▸ Goal of the exercise:
Write out exactly the lines between the line containing "Output the LaTeX" and the end of the records, counting both ends, and leave out all pictures.

▸ Exercise input:

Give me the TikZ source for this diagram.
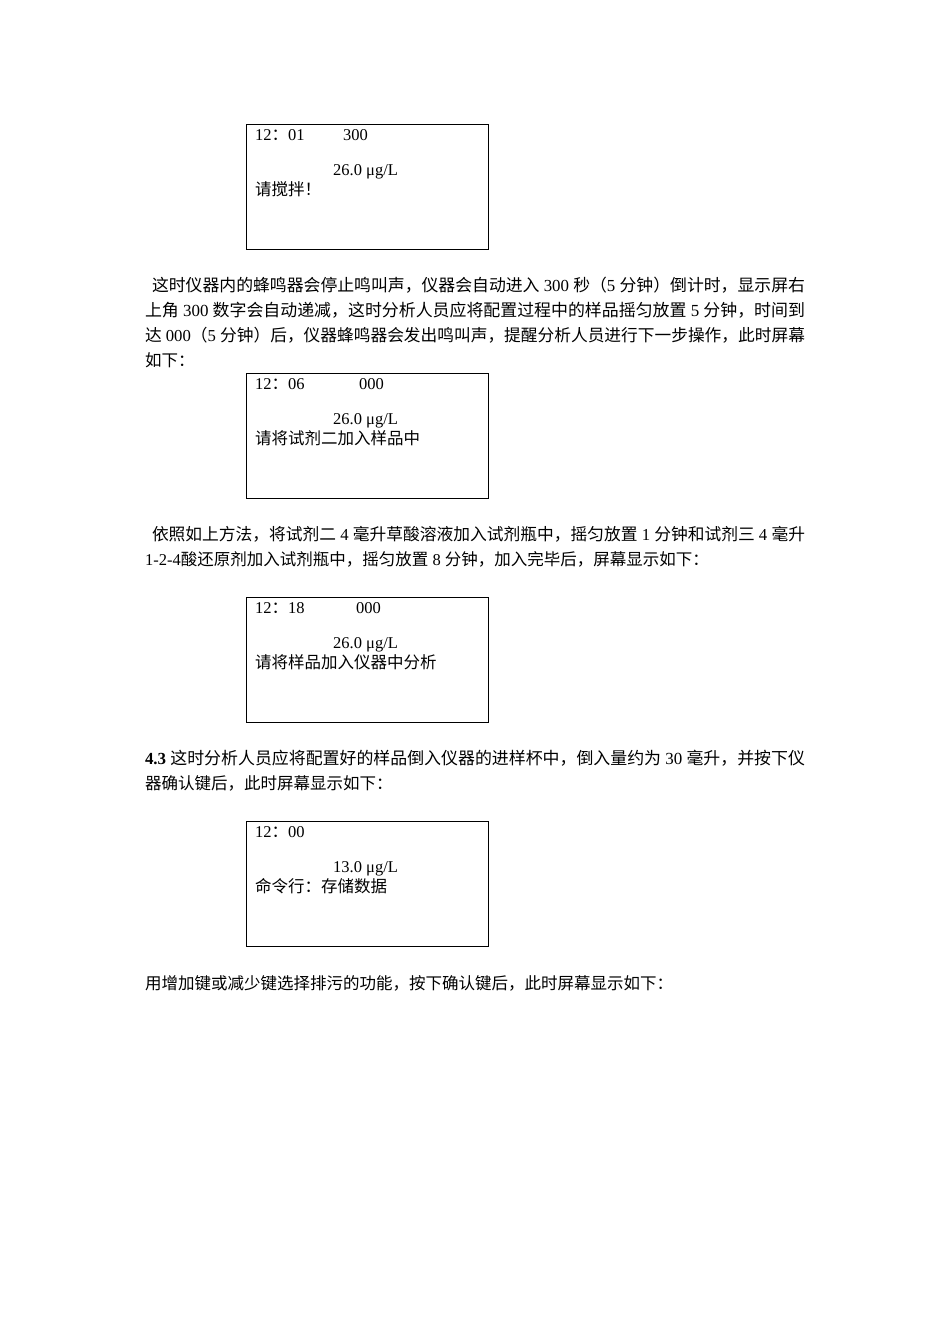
\documentclass[tikz,border=0pt]{standalone}
\usepackage{fontspec}
\setmainfont{Liberation Serif}
\newfontfamily\cjk{Noto Sans CJK SC}
\begin{document}
\begin{tikzpicture}[x=1pt,y=-1pt,
  scr/.style={draw,line width=0.8pt},
  t/.style={anchor=west,inner sep=0pt,font=\fontsize{16.5}{18}\selectfont},
  w/.style={t,anchor=center}]
\useasboundingbox (0,0) rectangle (950,1344);
\fill[white] (0,0) rectangle (950,1344);
% box 1
\draw[scr] (246,124) rectangle (488,249);
\node[t] (a1) at (255,135) {12{\cjk ：}01};
\node[t] (a2) at (343,135) {300};
\node[t] (a3) at (333,172) {26.0 μg/L};
\node[t] (a4) at (255,189) {\cjk 请搅拌！};
% para 1
\node[w] (p1) at (478.5,285) {\resizebox{653pt}{!}{\cjk 这时仪器内的蜂鸣器会停止鸣叫声，仪器会自动进入{\rmfamily\ 300 }秒（{\rmfamily 5 }分钟）倒计时，显示屏右}};
\node[w] (p2) at (475,310) {\resizebox{660pt}{!}{\cjk 上角{\rmfamily\ 300 }数字会自动递减，这时分析人员应将配置过程中的样品摇匀放置{\rmfamily\ 5 }分钟，时间到}};
\node[w] (p3) at (475,335) {\resizebox{660pt}{!}{\cjk 达{\rmfamily\ 000}（{\rmfamily 5 }分钟）后，仪器蜂鸣器会发出鸣叫声，提醒分析人员进行下一步操作，此时屏幕}};
\node[t] (p4) at (145,360) {\cjk 如下：};
% box 2
\draw[scr] (246,373) rectangle (488,498);
\node[t] (b1) at (255,384) {12{\cjk ：}06};
\node[t] (b2) at (359,384) {000};
\node[t] (b3) at (333,421) {26.0 μg/L};
\node[t] (b4) at (255,438) {\cjk 请将试剂二加入样品中};
% para 2
\node[w] (q1) at (478.5,534) {\resizebox{653pt}{!}{\cjk 依照如上方法，将试剂二{\rmfamily\ 4 }毫升草酸溶液加入试剂瓶中，摇匀放置{\rmfamily\ 1 }分钟和试剂三{\rmfamily\ 4 }毫升}};
\node[t] (q2) at (145,559) {1-2-4{\cjk 酸还原剂加入试剂瓶中，摇匀放置}{ 8 }{\cjk 分钟，加入完毕后，屏幕显示如下：}};
% box 3
\draw[scr] (246,597) rectangle (488,722);
\node[t] (c1) at (255,608) {12{\cjk ：}18};
\node[t] (c2) at (356,608) {000};
\node[t] (c3) at (333,645) {26.0 μg/L};
\node[t] (c4) at (255,662) {\cjk 请将样品加入仪器中分析};
% para 3
\node[w] (r1) at (475,758) {\resizebox{660pt}{!}{\textbf{4.3} {\cjk 这时分析人员应将配置好的样品倒入仪器的进样杯中，倒入量约为}{ 30 }{\cjk 毫升，并按下仪}}};
\node[t] (r2) at (145,783) {\cjk 器确认键后，此时屏幕显示如下：};
% box 4
\draw[scr] (246,821) rectangle (488,946);
\node[t] (d1) at (255,832) {12{\cjk ：}00};
\node[t] (d3) at (333,869) {13.0 μg/L};
\node[t] (d4) at (255,886) {\cjk 命令行：存储数据};
% para 4
\node[t] (s1) at (145,983) {\cjk 用增加键或减少键选择排污的功能，按下确认键后，此时屏幕显示如下：};
\end{tikzpicture}
\end{document}
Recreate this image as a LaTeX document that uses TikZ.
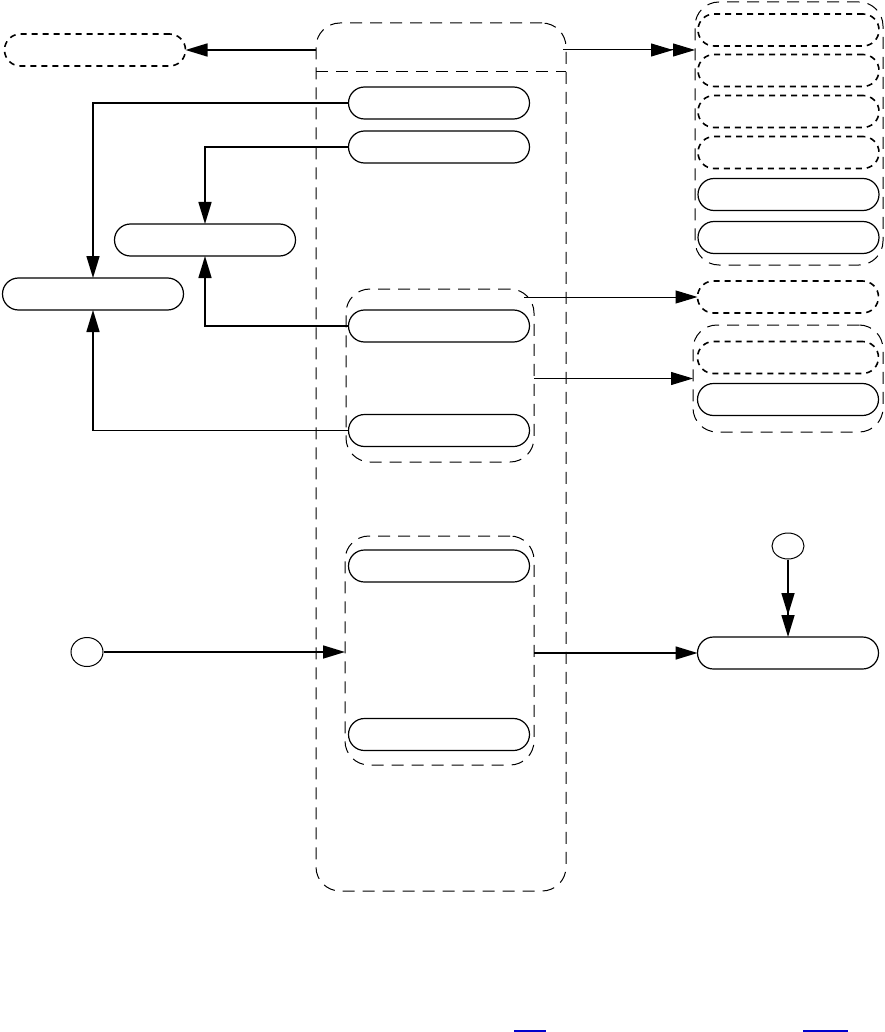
\documentclass[tikz,border=0pt]{standalone}
\usetikzlibrary{arrows.meta,positioning,shapes.geometric}

\begin{document}
\begin{tikzpicture}[
  x=0.5pt,
  y=-0.5pt,
  state/.style={
    draw=black,
    rounded corners=8pt,
    minimum width=90.5pt,
    minimum height=16pt,
    inner sep=0pt,
    outer sep=0pt,
    line width=0.6pt
  },
  ghost/.style={state, dash pattern=on 3pt off 2.5pt, line width=0.8pt},
  region/.style={draw=black, dash pattern=on 6pt off 4pt, rounded corners=12pt,
    inner sep=0pt, outer sep=0pt, line width=0.5pt},
  pseudo/.style={ellipse, draw=black, inner sep=0pt, line width=0.5pt},
  trans/.style={->, line width=0.8pt},
  thintrans/.style={->, line width=0.5pt},
  deep/.style={-{Triangle[length=11pt,width=6.5pt]Triangle[length=11pt,width=6.5pt]}},
  link/.style={draw=blue!80!black, line width=0.8pt},
  >={Triangle[length=11pt,width=6.5pt]}
]
\useasboundingbox (0,0) rectangle (884,1032);

% composite states
\node[region, minimum width=125pt, minimum height=434pt] (main) at (441,457) {};
\draw[region, rounded corners=0pt] ([yshift=-24.5pt]main.north west) -- ([yshift=-24.5pt]main.north east);
\node[region, minimum width=94pt, minimum height=86.5pt] (regA) at (440,375.5) {};
\node[region, minimum width=94.5pt, minimum height=114.5pt] (regB) at (439.5,650.5) {};
\node[region, minimum width=94pt, minimum height=131.5pt] (grpA) at (789,133.5) {};
\node[region, minimum width=95pt, minimum height=53.5pt] (grpB) at (788,378.5) {};

% left side
\node[ghost] (ext)  at (95,50)   {};
\node[state] (mid)  at (205,240) {};
\node[state] (left) at (93,294)  {};

% inner states
\node[state] (s1) at (439,103)   {};
\node[state] (s2) at (439,147)   {};
\node[state] (s3) at (439,326)   {};
\node[state] (s4) at (439,430.5) {};
\node[state] (s5) at (439,566)   {};
\node[state] (s6) at (439,734.5) {};

% right side
\node[ghost] (r1) at (788.5,30)    {};
\node[ghost] (r2) at (788.5,70.5)  {};
\node[ghost] (r3) at (788.5,111.5) {};
\node[ghost] (r4) at (788.5,152.5) {};
\node[state] (r5) at (788.5,194.5) {};
\node[state] (r6) at (788.5,237.5) {};
\node[ghost] (r7) at (788,297)     {};
\node[ghost] (r8) at (788,357.5)   {};
\node[state] (r9) at (788,399.5)   {};
\node[state] (r10) at (788,653)    {};

\node[pseudo, minimum width=16pt, minimum height=14.5pt] (init1) at (87,652) {};
\node[pseudo, minimum width=16pt, minimum height=13pt] (init2) at (788,546) {};

% transitions
\draw[trans] (main.west |- ext) -- (ext);
\draw[thintrans, deep] ([xshift=-1.5pt]main.east |- ext) -- (grpA.west |- ext);
\draw[trans] (s1.west) -| (left.north);
\draw[trans] (s2.west) -| (mid.north);
\draw[trans] (s3.west) -| (mid.south);
\draw[trans] (s4.west) -| (left.south);
\draw[thintrans] ([xshift=-5pt]regA.east |- r7) -- (r7);
\draw[thintrans] (regA.east |- grpB) -- (grpB.west);
\draw[trans] (init1) -- (init1 -| regB.west);
\draw[trans] (regB.east |- r10) -- (r10);
\draw[trans, deep] (init2) -- (r10);

\draw[link] (514,1031) -- (546,1031);
\draw[link] (803,1031) -- (848,1031);
\end{tikzpicture}
\end{document}
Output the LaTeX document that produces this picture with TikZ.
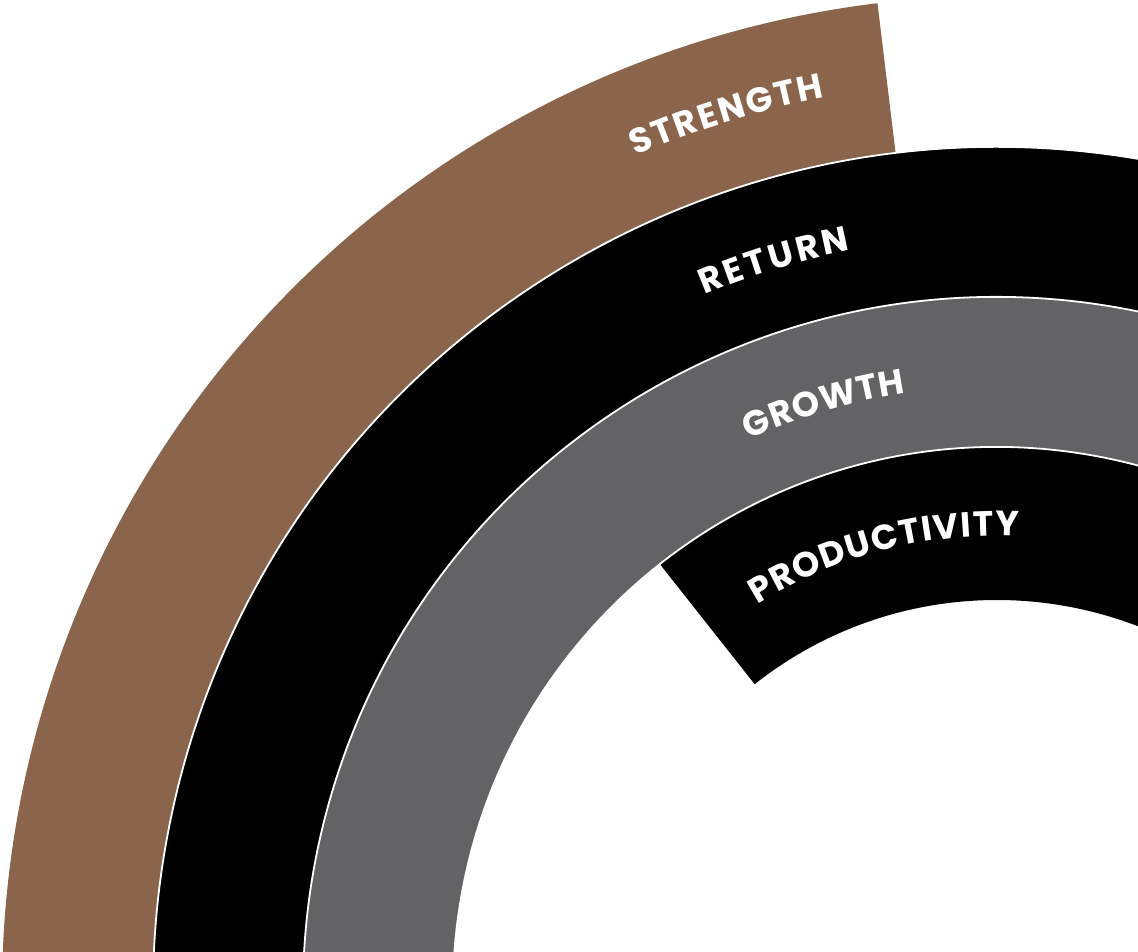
\documentclass[tikz,border=0pt]{standalone}
\usepackage{fontspec}
\newfontfamily\ringfont{Poppins}
\usetikzlibrary{calc,decorations.text}
\definecolor{ringbrown}{HTML}{8B654B}
\definecolor{ringgrey}{HTML}{636365}

% annular sector: style, outer radius, inner radius, start angle, end angle
\newcommand\ringsector[5]{%
  \fill[#1] ($(C)+(#4:#2)$) arc[start angle=#4,end angle=#5,radius=#2]
    -- ($(C)+(#5:#3)$) arc[start angle=#5,end angle=#4,radius=#3] -- cycle;}
% thin white seam between two bands
\newcommand\ringseam[3]{%
  \draw[seam] ($(C)+(#2:#1)$) arc[start angle=#2,end angle=#3,radius=#1];}
% curved label: text, baseline radius, start angle, end angle
\newcommand\ringlabel[4]{%
  \path[ringtext={#1}] ($(C)+(#3:#2)$) arc[start angle=#3,end angle=#4,radius=#2];}

\begin{document}
\begin{tikzpicture}[x=1pt,y=1pt,
  seam/.style={draw=white,line width=1.8pt},
  ringtext/.style={decorate,decoration={text along path,
      text={|\ringfont\bfseries\fontsize{35}{40}\selectfont|#1},
      text align=fit to path,text color=white}}]
\useasboundingbox (0,0) rectangle (1138,951);
\clip (0,0) rectangle (1138,951);
\coordinate (C) at (997,-40);

% bands, outermost first
\ringsector{ringbrown}{995}{844}{96.9}{200}
\ringsector{black}{844}{694}{-10}{200}
\ringsector{ringgrey}{694}{544}{-10}{200}
\ringsector{black}{544}{391}{-10}{128.3}

% seams
\ringseam{844}{-10}{200}
\ringseam{694}{-10}{200}
\ringseam{544}{-10}{200}

% labels
\ringlabel{STRENGTH}{910}{113.4}{100.9}
\ringlabel{RETURN}{755}{112.8}{101.2}
\ringlabel{GROWTH}{605}{114.2}{98.7}
\ringlabel{PRODUCTIVITY}{455}{121.8}{87.3}
\end{tikzpicture}
\end{document}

▸ Reply to the exercise:
Output the LaTeX document that produces this picture with TikZ.
\documentclass[tikz,border=0pt]{standalone}
\usepackage{fontspec}
\newfontfamily\ringfont{Poppins}
\usetikzlibrary{calc,decorations.text}
\definecolor{ringbrown}{HTML}{8B654B}
\definecolor{ringgrey}{HTML}{636365}

% annular sector: style, outer radius, inner radius, start angle, end angle
\newcommand\ringsector[5]{%
  \fill[#1] ($(C)+(#4:#2)$) arc[start angle=#4,end angle=#5,radius=#2]
    -- ($(C)+(#5:#3)$) arc[start angle=#5,end angle=#4,radius=#3] -- cycle;}
% thin white seam between two bands
\newcommand\ringseam[3]{%
  \draw[seam] ($(C)+(#2:#1)$) arc[start angle=#2,end angle=#3,radius=#1];}
% curved label: text, baseline radius, start angle, end angle
\newcommand\ringlabel[4]{%
  \path[ringtext={#1}] ($(C)+(#3:#2)$) arc[start angle=#3,end angle=#4,radius=#2];}

\begin{document}
\begin{tikzpicture}[x=1pt,y=1pt,
  seam/.style={draw=white,line width=1.8pt},
  ringtext/.style={decorate,decoration={text along path,
      text={|\ringfont\bfseries\fontsize{35}{40}\selectfont|#1},
      text align=fit to path,text color=white}}]
\useasboundingbox (0,0) rectangle (1138,951);
\clip (0,0) rectangle (1138,951);
\coordinate (C) at (997,-40);

% bands, outermost first
\ringsector{ringbrown}{995}{844}{96.9}{200}
\ringsector{black}{844}{694}{-10}{200}
\ringsector{ringgrey}{694}{544}{-10}{200}
\ringsector{black}{544}{391}{-10}{128.3}

% seams
\ringseam{844}{-10}{200}
\ringseam{694}{-10}{200}
\ringseam{544}{-10}{200}

% labels
\ringlabel{STRENGTH}{910}{113.4}{100.9}
\ringlabel{RETURN}{755}{112.8}{101.2}
\ringlabel{GROWTH}{605}{114.2}{98.7}
\ringlabel{PRODUCTIVITY}{455}{121.8}{87.3}
\end{tikzpicture}
\end{document}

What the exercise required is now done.